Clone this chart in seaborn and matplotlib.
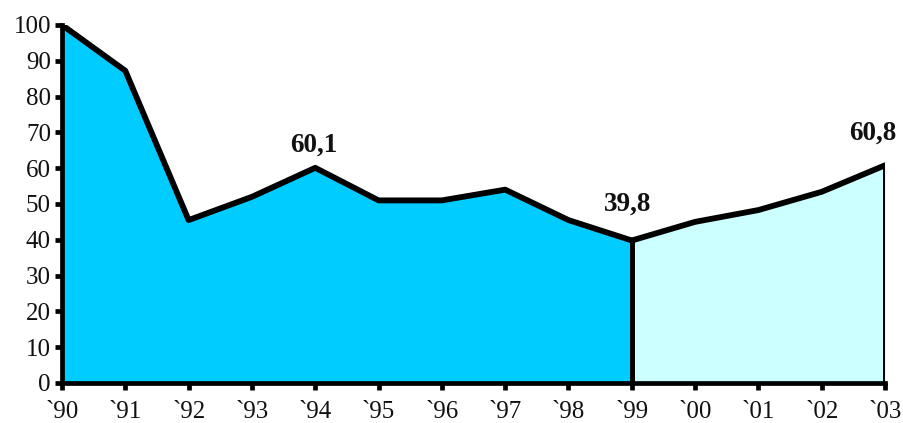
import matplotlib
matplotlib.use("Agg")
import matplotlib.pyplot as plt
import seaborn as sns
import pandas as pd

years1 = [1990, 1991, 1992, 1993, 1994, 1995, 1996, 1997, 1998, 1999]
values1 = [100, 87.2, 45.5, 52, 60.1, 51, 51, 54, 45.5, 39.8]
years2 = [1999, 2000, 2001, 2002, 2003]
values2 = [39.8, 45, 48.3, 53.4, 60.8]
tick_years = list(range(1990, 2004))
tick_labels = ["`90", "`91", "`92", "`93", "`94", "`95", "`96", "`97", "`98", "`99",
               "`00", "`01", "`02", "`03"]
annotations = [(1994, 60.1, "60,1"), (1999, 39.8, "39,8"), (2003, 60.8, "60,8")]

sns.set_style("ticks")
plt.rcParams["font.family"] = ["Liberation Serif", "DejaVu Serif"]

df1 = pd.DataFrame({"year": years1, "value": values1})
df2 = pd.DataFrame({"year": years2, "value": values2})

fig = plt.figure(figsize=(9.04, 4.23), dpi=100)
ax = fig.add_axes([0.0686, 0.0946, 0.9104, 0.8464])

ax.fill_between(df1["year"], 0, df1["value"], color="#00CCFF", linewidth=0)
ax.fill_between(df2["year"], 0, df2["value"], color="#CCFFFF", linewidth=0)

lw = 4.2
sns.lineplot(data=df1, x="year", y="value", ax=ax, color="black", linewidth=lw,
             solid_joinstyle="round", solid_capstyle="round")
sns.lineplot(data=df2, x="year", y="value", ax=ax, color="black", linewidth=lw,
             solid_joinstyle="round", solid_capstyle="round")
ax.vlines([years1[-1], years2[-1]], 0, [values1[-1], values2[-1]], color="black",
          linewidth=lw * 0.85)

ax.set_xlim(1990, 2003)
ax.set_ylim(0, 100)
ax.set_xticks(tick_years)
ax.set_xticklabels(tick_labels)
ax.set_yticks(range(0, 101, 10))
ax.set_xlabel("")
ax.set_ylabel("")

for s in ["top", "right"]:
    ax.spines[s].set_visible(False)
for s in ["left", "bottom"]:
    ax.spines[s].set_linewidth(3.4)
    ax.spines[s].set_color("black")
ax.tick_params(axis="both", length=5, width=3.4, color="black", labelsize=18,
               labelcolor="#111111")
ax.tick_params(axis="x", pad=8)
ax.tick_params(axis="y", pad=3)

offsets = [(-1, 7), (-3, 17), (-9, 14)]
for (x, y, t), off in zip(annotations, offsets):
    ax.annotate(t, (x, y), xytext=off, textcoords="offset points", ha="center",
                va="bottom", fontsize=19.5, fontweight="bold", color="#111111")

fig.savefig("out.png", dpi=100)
== == ==
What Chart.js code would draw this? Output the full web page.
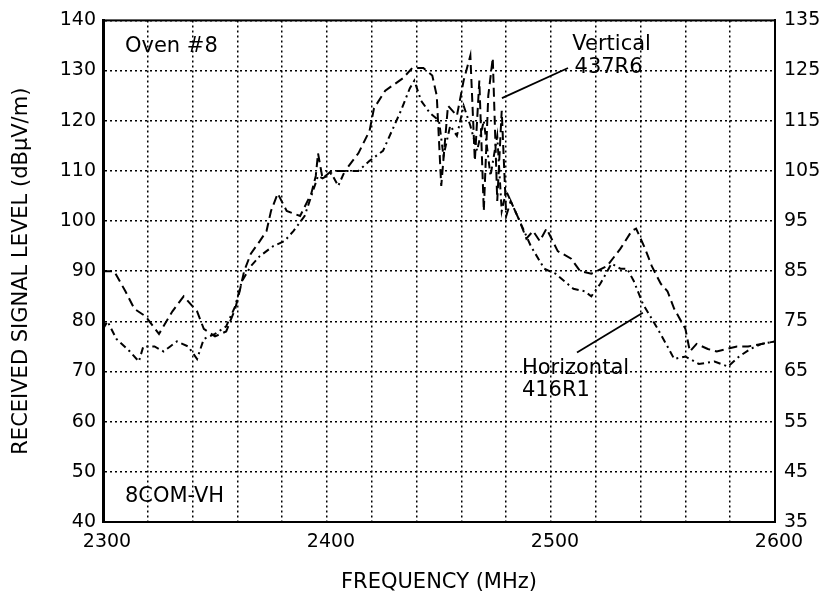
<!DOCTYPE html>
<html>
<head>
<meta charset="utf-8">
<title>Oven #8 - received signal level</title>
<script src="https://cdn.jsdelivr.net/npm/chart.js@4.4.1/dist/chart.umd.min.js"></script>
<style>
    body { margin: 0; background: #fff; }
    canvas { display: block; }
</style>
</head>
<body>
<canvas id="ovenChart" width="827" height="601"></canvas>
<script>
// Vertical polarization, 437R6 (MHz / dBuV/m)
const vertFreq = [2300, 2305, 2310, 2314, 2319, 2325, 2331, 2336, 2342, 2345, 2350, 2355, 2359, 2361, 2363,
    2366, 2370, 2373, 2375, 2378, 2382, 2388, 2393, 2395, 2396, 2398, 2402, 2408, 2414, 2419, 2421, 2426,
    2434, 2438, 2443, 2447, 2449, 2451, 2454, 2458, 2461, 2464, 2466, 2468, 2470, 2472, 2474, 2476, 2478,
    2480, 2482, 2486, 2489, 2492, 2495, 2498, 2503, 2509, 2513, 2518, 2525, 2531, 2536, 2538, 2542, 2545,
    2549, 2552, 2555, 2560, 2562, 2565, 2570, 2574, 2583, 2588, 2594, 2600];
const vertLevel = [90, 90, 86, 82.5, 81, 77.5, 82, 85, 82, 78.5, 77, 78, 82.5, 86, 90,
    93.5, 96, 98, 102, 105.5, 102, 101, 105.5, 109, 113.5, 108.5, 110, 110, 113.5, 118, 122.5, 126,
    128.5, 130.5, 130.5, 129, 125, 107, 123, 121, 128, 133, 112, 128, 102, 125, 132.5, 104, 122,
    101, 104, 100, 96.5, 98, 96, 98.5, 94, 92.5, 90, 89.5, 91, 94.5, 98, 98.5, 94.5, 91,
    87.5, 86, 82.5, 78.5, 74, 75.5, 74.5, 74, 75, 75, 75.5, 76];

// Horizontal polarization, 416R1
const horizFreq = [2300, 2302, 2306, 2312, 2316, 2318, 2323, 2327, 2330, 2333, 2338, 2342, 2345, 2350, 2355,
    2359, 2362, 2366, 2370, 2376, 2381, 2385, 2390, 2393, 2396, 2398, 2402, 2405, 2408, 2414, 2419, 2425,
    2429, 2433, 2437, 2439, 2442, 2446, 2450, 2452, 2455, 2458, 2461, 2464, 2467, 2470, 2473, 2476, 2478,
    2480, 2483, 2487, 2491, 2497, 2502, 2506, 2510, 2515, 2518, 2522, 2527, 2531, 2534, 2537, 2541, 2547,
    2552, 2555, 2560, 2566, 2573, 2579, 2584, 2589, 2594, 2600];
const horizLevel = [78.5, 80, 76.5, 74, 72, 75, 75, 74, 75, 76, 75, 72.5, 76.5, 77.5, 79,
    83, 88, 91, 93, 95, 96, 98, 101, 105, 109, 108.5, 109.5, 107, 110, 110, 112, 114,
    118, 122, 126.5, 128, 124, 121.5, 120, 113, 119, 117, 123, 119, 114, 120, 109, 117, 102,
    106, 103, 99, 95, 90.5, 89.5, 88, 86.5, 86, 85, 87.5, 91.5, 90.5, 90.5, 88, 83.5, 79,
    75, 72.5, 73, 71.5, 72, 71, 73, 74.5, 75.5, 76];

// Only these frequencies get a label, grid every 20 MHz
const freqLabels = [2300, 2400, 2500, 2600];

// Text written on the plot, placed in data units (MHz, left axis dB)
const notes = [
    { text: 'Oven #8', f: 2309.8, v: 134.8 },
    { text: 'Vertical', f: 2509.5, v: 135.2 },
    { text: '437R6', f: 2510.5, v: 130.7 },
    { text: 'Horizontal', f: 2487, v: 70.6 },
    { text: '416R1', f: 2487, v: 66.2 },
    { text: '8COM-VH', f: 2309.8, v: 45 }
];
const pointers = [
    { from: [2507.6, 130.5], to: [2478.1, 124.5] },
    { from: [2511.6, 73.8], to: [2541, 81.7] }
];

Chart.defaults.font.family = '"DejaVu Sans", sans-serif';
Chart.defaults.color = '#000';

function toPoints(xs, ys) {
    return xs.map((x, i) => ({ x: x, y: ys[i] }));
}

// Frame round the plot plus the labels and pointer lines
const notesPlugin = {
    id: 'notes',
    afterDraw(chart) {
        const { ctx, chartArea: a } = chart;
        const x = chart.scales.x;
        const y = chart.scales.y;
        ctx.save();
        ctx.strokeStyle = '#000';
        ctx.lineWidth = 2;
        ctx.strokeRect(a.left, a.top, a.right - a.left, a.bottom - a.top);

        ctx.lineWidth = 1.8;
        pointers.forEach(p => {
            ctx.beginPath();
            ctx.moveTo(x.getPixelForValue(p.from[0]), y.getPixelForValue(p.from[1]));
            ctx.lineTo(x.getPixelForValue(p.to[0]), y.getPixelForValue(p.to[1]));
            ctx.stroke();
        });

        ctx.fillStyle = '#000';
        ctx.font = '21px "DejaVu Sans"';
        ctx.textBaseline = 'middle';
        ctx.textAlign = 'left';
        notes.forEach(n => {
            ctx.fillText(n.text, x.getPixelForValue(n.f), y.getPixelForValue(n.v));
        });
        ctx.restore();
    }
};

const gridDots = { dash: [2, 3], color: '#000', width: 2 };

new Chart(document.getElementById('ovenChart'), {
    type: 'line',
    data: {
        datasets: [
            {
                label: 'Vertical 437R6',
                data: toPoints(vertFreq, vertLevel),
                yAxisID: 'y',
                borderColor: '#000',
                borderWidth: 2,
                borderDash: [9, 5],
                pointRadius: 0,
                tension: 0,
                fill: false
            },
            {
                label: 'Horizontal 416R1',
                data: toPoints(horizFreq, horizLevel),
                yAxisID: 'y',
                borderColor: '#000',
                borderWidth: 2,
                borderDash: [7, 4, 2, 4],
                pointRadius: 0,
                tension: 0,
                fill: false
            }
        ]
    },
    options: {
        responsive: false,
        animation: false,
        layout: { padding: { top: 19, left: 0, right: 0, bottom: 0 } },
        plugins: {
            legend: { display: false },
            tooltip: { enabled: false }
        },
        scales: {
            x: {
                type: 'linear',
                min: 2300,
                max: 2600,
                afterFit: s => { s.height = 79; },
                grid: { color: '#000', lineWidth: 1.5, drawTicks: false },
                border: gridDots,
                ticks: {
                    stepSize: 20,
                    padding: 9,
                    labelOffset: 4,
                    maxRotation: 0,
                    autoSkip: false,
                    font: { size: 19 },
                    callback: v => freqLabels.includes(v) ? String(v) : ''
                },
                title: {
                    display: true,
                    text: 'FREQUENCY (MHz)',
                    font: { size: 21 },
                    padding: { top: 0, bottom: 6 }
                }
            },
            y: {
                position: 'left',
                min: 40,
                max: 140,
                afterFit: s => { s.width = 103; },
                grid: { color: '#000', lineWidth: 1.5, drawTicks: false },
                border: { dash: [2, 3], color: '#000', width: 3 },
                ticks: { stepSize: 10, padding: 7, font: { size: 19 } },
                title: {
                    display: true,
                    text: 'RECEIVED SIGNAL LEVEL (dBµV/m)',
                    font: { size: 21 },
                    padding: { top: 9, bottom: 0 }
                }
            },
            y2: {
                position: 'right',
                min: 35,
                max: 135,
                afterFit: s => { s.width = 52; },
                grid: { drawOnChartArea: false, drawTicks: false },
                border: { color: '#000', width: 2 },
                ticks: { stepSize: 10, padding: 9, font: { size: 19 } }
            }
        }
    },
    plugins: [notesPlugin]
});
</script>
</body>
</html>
== == ==
§ STATED GOAL
Copy word for word every line from the one with "Clone this chart in seaborn and matplotlib." through the one with "import pandas as pd", including both. No pictures belong in the copy.

§ CORRECT OUTPUT
Clone this chart in seaborn and matplotlib.
import matplotlib
matplotlib.use("Agg")
import matplotlib.pyplot as plt
import seaborn as sns
import pandas as pd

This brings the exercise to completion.